St. Mark is built on the remains of a Basilican plan church on the same site dating back to 830 AD that burned in 976.. A Basilican plan has a long narrow nave that was useful for processions, whereas the the plan of the current St. Mark’s is a Byzantine design of a Greek cross with equal arms in all directions, which is an expression of a different spatial and religious theory. It emphasized the unity and one-ness of the creator by expressing the space as one-ness and as a division of a square instead of the then traditional long narrow rectangle.
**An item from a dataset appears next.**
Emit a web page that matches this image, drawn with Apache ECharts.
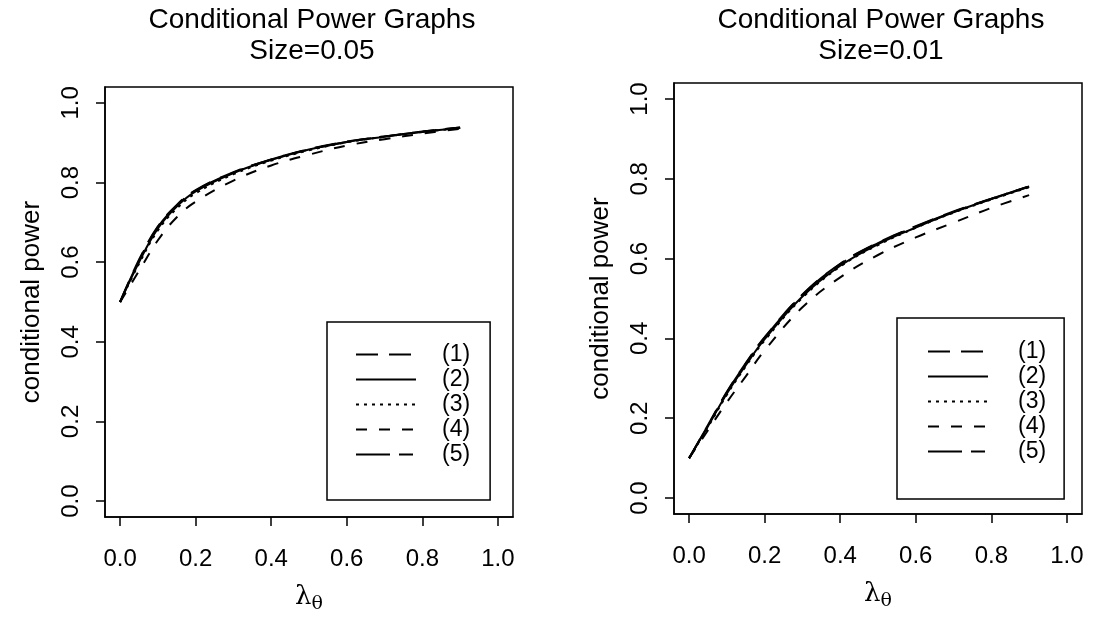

On top of each arm of the cross are domes and at the crossing is a dome larger than the others. From the inside, the domes appear equal, yet there are false domes fabricated of timber over the actual, structural masonry domes on the exterior to compensate for the angle of vision in the square, to raise the height visually to the external observer. The masonry domes would not be visible to an observer in the square otherwise and one would not know that there were domes over the spaces.

The interior of the church is a typical Byzantine church with numerous mosaics and colored marbles everywhere, a polychromatic experience. The mosaics tell old and new testament stories in brilliant colors. Similar expressions were added to the exterior during the Renaissance period.

The exterior has numerous trophies of the many trading and military victories of the Venetians that have been blended to adorn the facade: bronze horses from the triumphal arch of Nero in Rome,columns of porphyry, alabaster and verde-antico from Constatinople and Alexandria. All of the sculpture, mosaics and color from the mosaics and marbles present a dazzling array for the observer that dominates the square.